Itulah sebabnya saya segan difoto oleh Mat Kodak, seperti di acara tersebut. Hari itu sebenarnya sudah menghindari Mat Kodak, tapi ada saja yang terus memburu saya. Mungkin mereka pikir saya orang terkenal atau _tajir,_ sehingga mereka terus membidik saya.
Begitu acara selesai, Mat Kodak yang tadi mengejar-ngejar saya, seraya menyodorkan tiga lembarbfoto dengan objek saya , hasil jepretannya. Terus terang saya sudah males. Saya sudah mengangkat tangan tanda menolak. Tapi dia gigih mengikuti saya. 

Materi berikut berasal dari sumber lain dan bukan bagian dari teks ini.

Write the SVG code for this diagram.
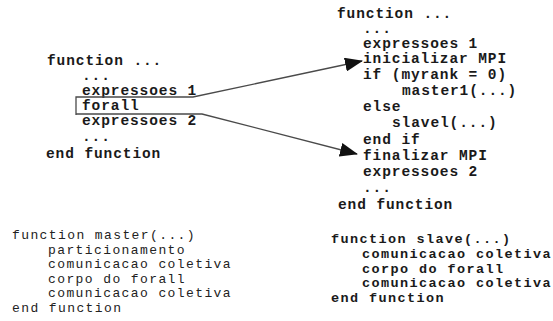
<svg xmlns="http://www.w3.org/2000/svg" width="553" height="321" viewBox="0 0 553 321">
<defs>
<style>
.t{font-family:"Liberation Mono","Courier New",monospace;font-size:14.5px;letter-spacing:0.9px;font-weight:bold;fill:#1a1a1a}
.s{font-family:"Liberation Mono","Courier New",monospace;font-size:13px;letter-spacing:1.4px;fill:#222}
.sb{font-family:"Liberation Mono","Courier New",monospace;font-size:13.5px;letter-spacing:1.4px;font-weight:bold;fill:#1a1a1a}
.ln{stroke:#4a4a4a;stroke-width:1.3;fill:none}
</style>
<marker id="ah" viewBox="0 0 18 14" refX="17" refY="7" markerWidth="18" markerHeight="14" markerUnits="userSpaceOnUse" orient="auto">
<path d="M0,0 L18,7 L0,14 z" fill="#111"/>
</marker>
</defs>
<rect width="553" height="321" fill="#fff"/>
<g id="main-original">
<text class="t" x="47" y="65">function ...</text>
<text class="t" x="82" y="79.5">...</text>
<text class="t" x="82" y="94.5">expressoes 1</text>
<text class="t" x="82" y="110">forall</text>
<text class="t" x="82" y="125">expressoes 2</text>
<text class="t" x="82" y="141">...</text>
<text class="t" x="46" y="158">end function</text>
</g>
<g id="main-transformed">
<text class="t" x="337" y="17.5">function ...</text>
<text class="t" x="363" y="32.5">...</text>
<text class="t" x="363" y="47.5">expressoes 1</text>
<text class="t" x="363" y="63">inicializar MPI</text>
<text class="t" x="363" y="79">if (myrank = 0)</text>
<text class="t" x="402" y="95">master1(...)</text>
<text class="t" x="363" y="111">else</text>
<text class="t" x="392" y="127">slavel(...)</text>
<text class="t" x="363" y="144">end if</text>
<text class="t" x="363" y="160">finalizar MPI</text>
<text class="t" x="363" y="176">expressoes 2</text>
<text class="t" x="363" y="192">...</text>
<text class="t" x="338" y="209">end function</text>
</g>
<g id="master">
<text class="s" x="12" y="239">function master(...)</text>
<text class="s" x="48" y="253.5">particionamento</text>
<text class="s" x="48" y="268">comunicacao coletiva</text>
<text class="s" x="48" y="282.5">corpo do forall</text>
<text class="s" x="48" y="297">comunicacao coletiva</text>
<text class="s" x="12" y="311.5">end function</text>
</g>
<g id="slave">
<text class="sb" x="331" y="243">function slave(...)</text>
<text class="sb" x="362" y="258">comunicacao coletiva</text>
<text class="sb" x="362" y="273">corpo do forall</text>
<text class="sb" x="362" y="287">comunicacao coletiva</text>
<text class="sb" x="331" y="302">end function</text>
</g>
<g id="connectors">
<path class="ln" d="M76,115 L76,97 L193,97 L362,61" marker-end="url(#ah)"/>
<path class="ln" d="M76,114 L202,114 L357,154" marker-end="url(#ah)"/>
</g>
</svg>
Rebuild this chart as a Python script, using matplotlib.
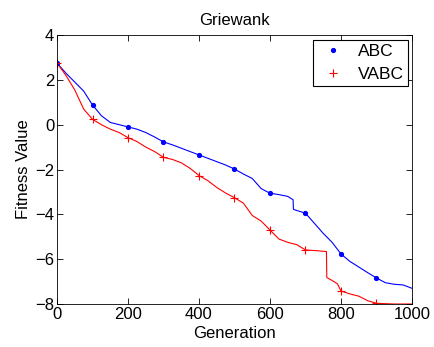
import matplotlib
matplotlib.use("Agg")
import matplotlib.pyplot as plt
from matplotlib.lines import Line2D

plt.rcParams['font.family'] = ['Liberation Sans', 'DejaVu Sans']

abc_x = [0, 25, 50, 75, 100, 125, 150, 175, 200, 225, 250, 275, 300, 325, 350, 375,
         400, 425, 450, 475, 500, 525, 550, 575, 600, 625, 650, 665, 666, 700, 725,
         750, 775, 800, 825, 850, 875, 900, 925, 950, 975, 1000]
abc_y = [2.75, 2.3, 1.9, 1.5, 0.88, 0.4, 0.1, 0.0, -0.1, -0.2, -0.35, -0.55, -0.77,
         -0.9, -1.05, -1.2, -1.35, -1.5, -1.65, -1.8, -1.98, -2.2, -2.4, -2.85, -3.06,
         -3.12, -3.2, -3.35, -3.78, -3.95, -4.4, -4.85, -5.25, -5.77, -6.1, -6.35,
         -6.6, -6.84, -7.05, -7.12, -7.15, -7.3]

vabc_x = [0, 25, 50, 75, 100, 125, 150, 175, 200, 225, 250, 275, 300, 325, 350, 375,
          400, 425, 450, 475, 500, 525, 550, 575, 600, 625, 650, 675, 700, 730, 759,
          760, 775, 790, 800, 825, 850, 875, 900, 950, 1000]
vabc_y = [2.75, 2.2, 1.55, 0.7, 0.24, 0.0, -0.2, -0.35, -0.58, -0.75, -1.0, -1.2, -1.46,
          -1.55, -1.7, -1.95, -2.27, -2.5, -2.8, -3.05, -3.26, -3.5, -4.05, -4.3, -4.7,
          -5.1, -5.25, -5.35, -5.59, -5.62, -5.66, -6.82, -6.95, -7.1, -7.42, -7.55,
          -7.65, -7.85, -7.97, -8.0, -8.0]

marker_gens = [0, 100, 200, 300, 400, 500, 600, 700, 800, 900]

fs = 12
fig = plt.figure(figsize=(4.35, 3.47), dpi=100)
ax = fig.add_axes([57/435, 43/347, 355/435, 269/347])

ax.plot(abc_x, abc_y, color='blue', lw=0.8)
ax.plot(vabc_x, vabc_y, color='red', lw=0.8)
ax.plot(abc_x, abc_y, ls='none', marker='.', ms=5.5, color='blue',
        markevery=[abc_x.index(g) for g in marker_gens])
ax.plot(vabc_x, vabc_y, ls='none', marker='+', ms=5.5, mew=0.8, color='red',
        markevery=[vabc_x.index(g) for g in marker_gens])

ax.set_xlim(0, 1000)
ax.set_ylim(-8, 4)
ax.set_xticks([0, 200, 400, 600, 800, 1000])
ax.set_yticks([-8, -6, -4, -2, 0, 2, 4])
ax.tick_params(direction='in', top=True, right=True, labelsize=fs, length=4,
               width=0.6, pad=2)
for s in ax.spines.values():
    s.set_linewidth(0.6)

ax.set_title('Griewank', fontsize=fs, pad=7)
ax.set_xlabel('Generation', fontsize=fs, labelpad=3)
ax.set_ylabel('Fitness Value', fontsize=fs, labelpad=3)

handles = [Line2D([], [], ls='none', marker='.', ms=5.5, color='blue'),
           Line2D([], [], ls='none', marker='+', ms=5.5, mew=0.8, color='red')]
leg = ax.legend(handles, ['ABC', 'VABC'], loc='upper right', fontsize=12.5,
                fancybox=False, edgecolor='black', framealpha=1,
                bbox_to_anchor=(351/355, 1 - 5/269), bbox_transform=ax.transAxes,
                borderaxespad=0.0, handlelength=1.9, handletextpad=0.45,
                borderpad=0.25, labelspacing=0.4)
leg.get_frame().set_linewidth(0.8)

fig.savefig('out.png', dpi=100)
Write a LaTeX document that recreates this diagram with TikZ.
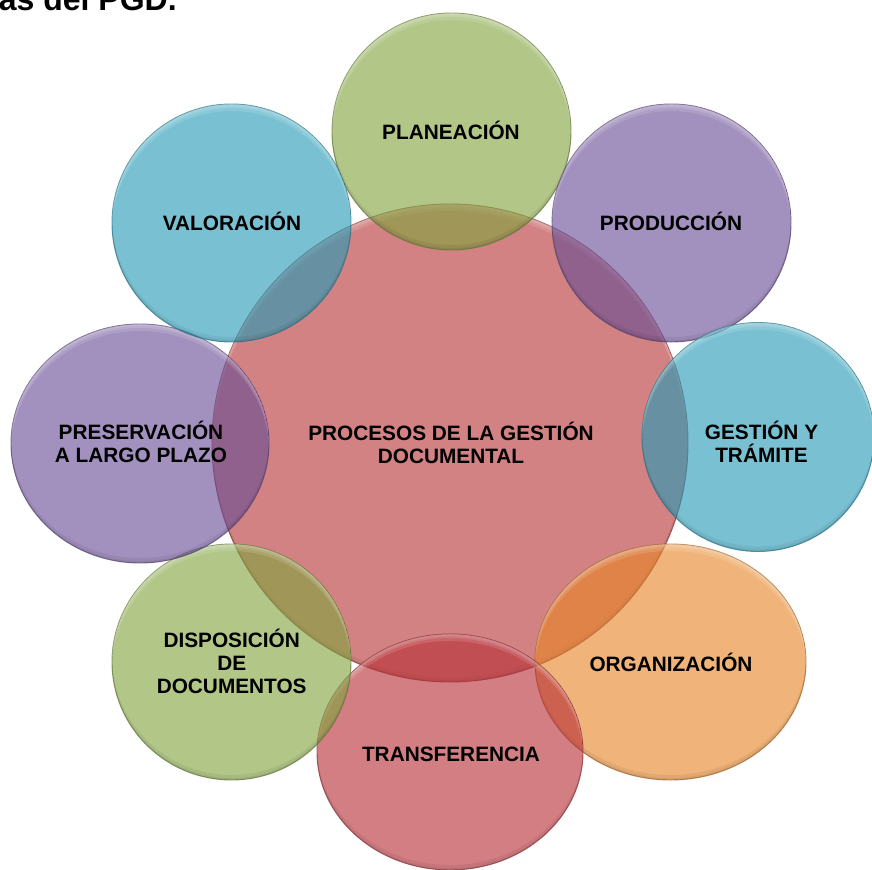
\documentclass[tikz,border=0pt]{standalone}
\usepackage{fontspec}
\setmainfont{Liberation Sans}
\usetikzlibrary{shapes.geometric}
\definecolor{cred}{RGB}{183,53,53}
\definecolor{tred}{RGB}{183,47,55}
\definecolor{cgreen}{RGB}{130,163,63}
\definecolor{cpurple}{RGB}{105,77,150}
\definecolor{cblue}{RGB}{38,155,183}
\definecolor{corange}{RGB}{230,133,38}
% soft bevel: light crescent at the top, faint dark crescent at the bottom
\newcommand\bubgloss[4]{%
  \begin{scope}
    \clip (#1,#2) ellipse [x radius=#3*0.75pt, y radius=#4*0.75pt];
    \foreach \d in {2,4,7}{%
      \fill[white, fill opacity=0.13, even odd rule]
        (#1,#2) ellipse [x radius=#3*0.75pt, y radius=#4*0.75pt]
        (#1,#2+\d) ellipse [x radius=#3*0.75pt, y radius=#4*0.75pt];
    }
    \foreach \d in {2,5}{%
      \fill[black, fill opacity=0.06, even odd rule]
        (#1,#2) ellipse [x radius=#3*0.75pt, y radius=#4*0.75pt]
        (#1,#2-\d) ellipse [x radius=#3*0.75pt, y radius=#4*0.75pt];
    }
  \end{scope}}
\begin{document}
\begin{tikzpicture}[x=0.75pt,y=-0.75pt,
  bub/.style 2 args={shape=ellipse, inner sep=0pt, minimum width=#1*1.5pt,
    minimum height=#2*1.5pt, fill opacity=0.62, draw opacity=0.7, line width=0.7pt},
  lbl/.style={font=\bfseries\fontsize{15.6}{17.3}\selectfont, align=center, inner sep=0pt},
  ttl/.style={font=\bfseries\fontsize{24}{28}\selectfont, inner sep=0pt}]
\useasboundingbox (0,0) rectangle (872,869);
% shapes
\node[bub={238}{239}, fill=cred, draw=cred!70!black] (proc) at (450,443) {};
\bubgloss{450}{443}{238}{239}
\node[bub={119.5}{118.5}, fill=cgreen, draw=cgreen!70!black] (plan) at (451.5,131.5) {};
\bubgloss{451.5}{131.5}{119.5}{118.5}
\node[bub={119.5}{119}, fill=cpurple, draw=cpurple!70!black] (prod) at (671.5,223) {};
\bubgloss{671.5}{223}{119.5}{119}
\node[bub={116}{114.5}, fill=cblue, draw=cblue!70!black] (gest) at (758,437) {};
\bubgloss{758}{437}{116}{114.5}
\node[bub={135.5}{118}, fill=corange, draw=corange!70!black] (org) at (670.5,662) {};
\bubgloss{670.5}{662}{135.5}{118}
\node[bub={133}{118}, fill=tred, draw=tred!70!black] (trans) at (450,752) {};
\bubgloss{450}{752}{133}{118}
\node[bub={119.5}{118}, fill=cgreen, draw=cgreen!70!black] (disp) at (231.5,662) {};
\bubgloss{231.5}{662}{119.5}{118}
\node[bub={129}{119.5}, fill=cpurple, draw=cpurple!70!black] (pres) at (140,443.5) {};
\bubgloss{140}{443.5}{129}{119.5}
\node[bub={119.5}{119}, fill=cblue, draw=cblue!70!black] (val) at (231.5,223) {};
\bubgloss{231.5}{223}{119.5}{119}
% labels
\node[lbl] (proc-t) at (451,442.5) {PROCESOS DE LA GESTIÓN\\DOCUMENTAL};
\node[lbl] (plan-t) at (451,130.5) {PLANEACIÓN};
\node[lbl] (prod-t) at (671,221) {PRODUCCIÓN};
\node[lbl] (gest-t) at (761.5,442) {GESTIÓN Y\\TRÁMITE};
\node[lbl] (org-t) at (671,662) {ORGANIZACIÓN};
\node[lbl] (trans-t) at (451,754.7) {TRANSFERENCIA};
\node[lbl] (disp-t) at (231.7,661) {DISPOSICIÓN\\DE\\DOCUMENTOS};
\node[lbl] (pres-t) at (141,442) {PRESERVACIÓN\\A LARGO PLAZO};
\node[lbl] (val-t) at (232,221) {VALORACIÓN};
% heading, cut off by the top edge as in the reference
\node[ttl, anchor=base east] (title) at (177,10) {as del PGD.};
\end{tikzpicture}
\end{document}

Akhirnya sambil tetap jalan saya tanya berapa harganya? 
“Satu Rp 75 ribu!” katanya menyodorlan tiga lembar foto.Saya terus menggeleng.“Ya  udah Rp 100 ribu _deh_ semuanya,” katanya.

Saya bergeming, dan  terus melangkah “Udah ambil semua, berapa aja,” katanya. Pasrah. Saya iba juga. Fotonya sih buat saya tidak penting, tapi saya melihat setidaknya dia sudah mengeluarkan  modal. Kalau gak diambil, dia tekor, bahkan sia-sia mengeluarkan uang. Walau itu mungkin kesalahannya sendiri kenapa spekulatif, tapi ada sedikit rasa iba dia sudah “berjuang” mengeluarkan modal lebih dahulu.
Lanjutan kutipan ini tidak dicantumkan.